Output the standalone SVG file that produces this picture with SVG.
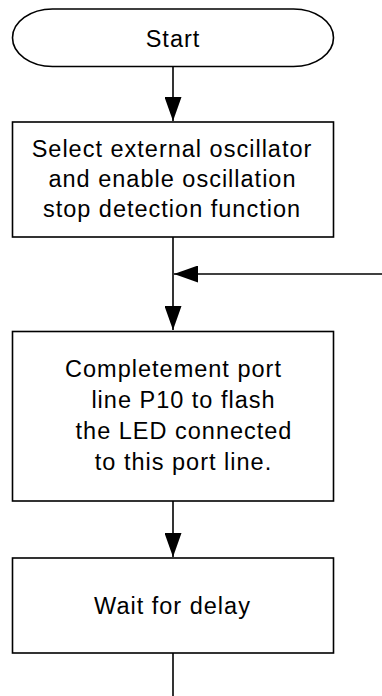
<svg xmlns="http://www.w3.org/2000/svg" width="382" height="696" viewBox="0 0 382 696">
  <defs>
    <marker id="arrow" markerUnits="userSpaceOnUse" markerWidth="24" markerHeight="17" refX="24" refY="8.5" orient="auto">
      <path d="M0,0 L24,8.5 L0,17 Z" fill="#000"/>
    </marker>
  </defs>
  <style>
    .shape { fill: #fff; stroke: #000; stroke-width: 1.6; }
    .conn { fill: none; stroke: #000; stroke-width: 1.6; }
    .lbl { font-family: "Liberation Sans", Arial, sans-serif; font-size: 23.5px; letter-spacing: 1px; fill: #000; text-anchor: middle; }
  </style>
  <rect width="382" height="696" fill="#fff"/>
  <g id="connectors">
    <line class="conn" x1="173" y1="66" x2="173" y2="121" marker-end="url(#arrow)"/>
    <line class="conn" x1="173" y1="237" x2="173" y2="330" marker-end="url(#arrow)"/>
    <line class="conn" x1="382" y1="274" x2="174" y2="274" marker-end="url(#arrow)"/>
    <line class="conn" x1="173" y1="501" x2="173" y2="557" marker-end="url(#arrow)"/>
    <line class="conn" x1="173" y1="653" x2="173" y2="696"/>
  </g>
  <g id="start">
    <rect class="shape" x="12.5" y="9" width="321" height="57.5" rx="40" ry="28.75"/>
    <text class="lbl" x="173" y="47">Start</text>
  </g>
  <g id="select-oscillator">
    <rect class="shape" x="12.5" y="122" width="321" height="115"/>
    <text class="lbl" x="172" y="157">Select external oscillator</text>
    <text class="lbl" x="172.5" y="187">and enable oscillation</text>
    <text class="lbl" x="172" y="217">stop detection function</text>
  </g>
  <g id="complement-port">
    <rect class="shape" x="12.5" y="331.5" width="321" height="169.5"/>
    <text class="lbl" x="173.5" y="377">Completement port</text>
    <text class="lbl" x="183.5" y="408">line P10 to flash</text>
    <text class="lbl" x="184" y="439">the LED connected</text>
    <text class="lbl" x="183.5" y="470">to this port line.</text>
  </g>
  <g id="wait-delay">
    <rect class="shape" x="12.5" y="558" width="321" height="95"/>
    <text class="lbl" x="172.5" y="614">Wait for delay</text>
  </g>
</svg>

★ ★ ★ ★

> _What is needed_:
Omit pictures; set down the rest of the material word for word.

> _Answer to this exercise_:
Output the standalone SVG file that produces this picture with SVG.
<svg xmlns="http://www.w3.org/2000/svg" width="382" height="696" viewBox="0 0 382 696">
  <defs>
    <marker id="arrow" markerUnits="userSpaceOnUse" markerWidth="24" markerHeight="17" refX="24" refY="8.5" orient="auto">
      <path d="M0,0 L24,8.5 L0,17 Z" fill="#000"/>
    </marker>
  </defs>
  <style>
    .shape { fill: #fff; stroke: #000; stroke-width: 1.6; }
    .conn { fill: none; stroke: #000; stroke-width: 1.6; }
    .lbl { font-family: "Liberation Sans", Arial, sans-serif; font-size: 23.5px; letter-spacing: 1px; fill: #000; text-anchor: middle; }
  </style>
  <rect width="382" height="696" fill="#fff"/>
  <g id="connectors">
    <line class="conn" x1="173" y1="66" x2="173" y2="121" marker-end="url(#arrow)"/>
    <line class="conn" x1="173" y1="237" x2="173" y2="330" marker-end="url(#arrow)"/>
    <line class="conn" x1="382" y1="274" x2="174" y2="274" marker-end="url(#arrow)"/>
    <line class="conn" x1="173" y1="501" x2="173" y2="557" marker-end="url(#arrow)"/>
    <line class="conn" x1="173" y1="653" x2="173" y2="696"/>
  </g>
  <g id="start">
    <rect class="shape" x="12.5" y="9" width="321" height="57.5" rx="40" ry="28.75"/>
    <text class="lbl" x="173" y="47">Start</text>
  </g>
  <g id="select-oscillator">
    <rect class="shape" x="12.5" y="122" width="321" height="115"/>
    <text class="lbl" x="172" y="157">Select external oscillator</text>
    <text class="lbl" x="172.5" y="187">and enable oscillation</text>
    <text class="lbl" x="172" y="217">stop detection function</text>
  </g>
  <g id="complement-port">
    <rect class="shape" x="12.5" y="331.5" width="321" height="169.5"/>
    <text class="lbl" x="173.5" y="377">Completement port</text>
    <text class="lbl" x="183.5" y="408">line P10 to flash</text>
    <text class="lbl" x="184" y="439">the LED connected</text>
    <text class="lbl" x="183.5" y="470">to this port line.</text>
  </g>
  <g id="wait-delay">
    <rect class="shape" x="12.5" y="558" width="321" height="95"/>
    <text class="lbl" x="172.5" y="614">Wait for delay</text>
  </g>
</svg>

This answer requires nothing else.